Need to attach this to some kind of track system so the tv can be moved accordingly, "currently not worried about the wires"? Tv's about 40 pounds, 47" lcd.. Any ideas? thanks..


----------



## sunkist (Apr 27, 2012)

some kind of pocket door track? armstong type,


----------



## Contractor Joe (Sep 28, 2011)

Acres said:


> Any sliding ceiling mount tracks out there that will hold a flatscreen tv..
> The ceiling mount I have is
> 
> 
> ...


Do you want it to be on a motorized track or manual?


----------



## Acres (Feb 12, 2011)

Im assuming motorized would be out of the price range but Right now I'll take any ideas..As sunkist mentioned all I have found so far is leading me towards pocket door hardware..

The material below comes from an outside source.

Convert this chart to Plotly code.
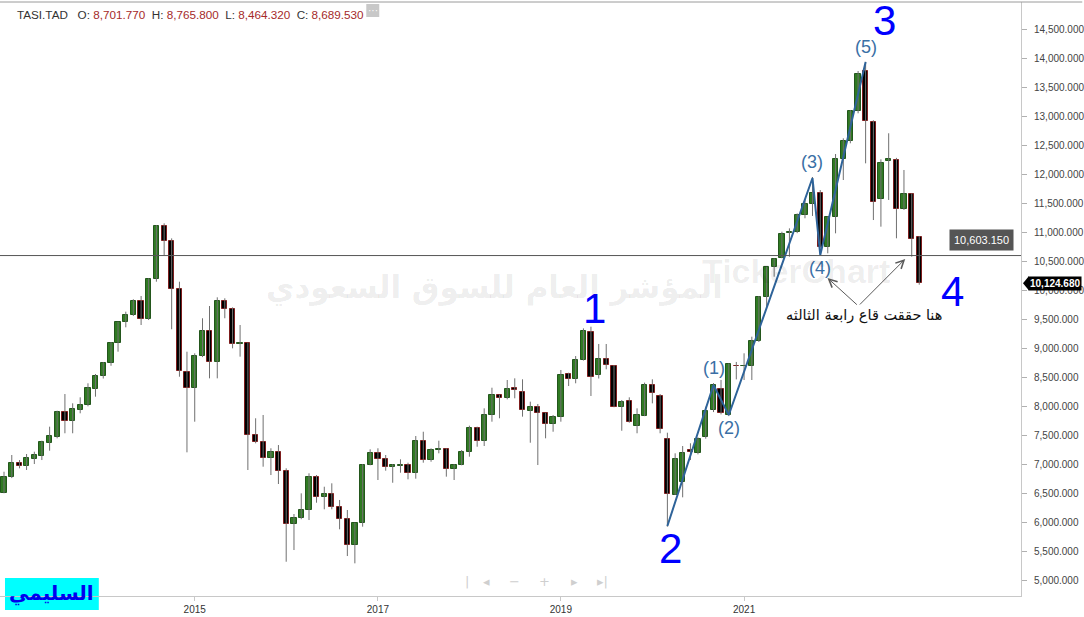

A couple other ideas I may use a larger plate attached to the top of mount and attach ball bearing rollers to the underside (it will help keep everything low profile)


----------



## BrandConst (May 9, 2011)

Nothing comes to mind...my vote goes toward pocket door hdw.


----------



## Acres (Feb 12, 2011)

Ok after giving it more thought..I think Im going to go with cutting two pieces maybe 2" bye 2.5"inches wide of square black metal tubing (keep everything matching) attach those peices to the ceiling also acts as stops, then attaching ball bearings to the underside of the top tv mount, sliding that on a slighty thickerflat rail then attaching the rail to the underside of the square tubing pieces with bolts. Everything matches and I dont lose a lot of ceiling height ( i think the pocket hardware drops 6")


----------



## TimelessQuality (Sep 23, 2007)

maybe something like this...tiger track


----------



## Inner10 (Mar 12, 2009)

Email these guys they will build a non-motorized version for something north of 3K.


http://trak-kit.com/


----------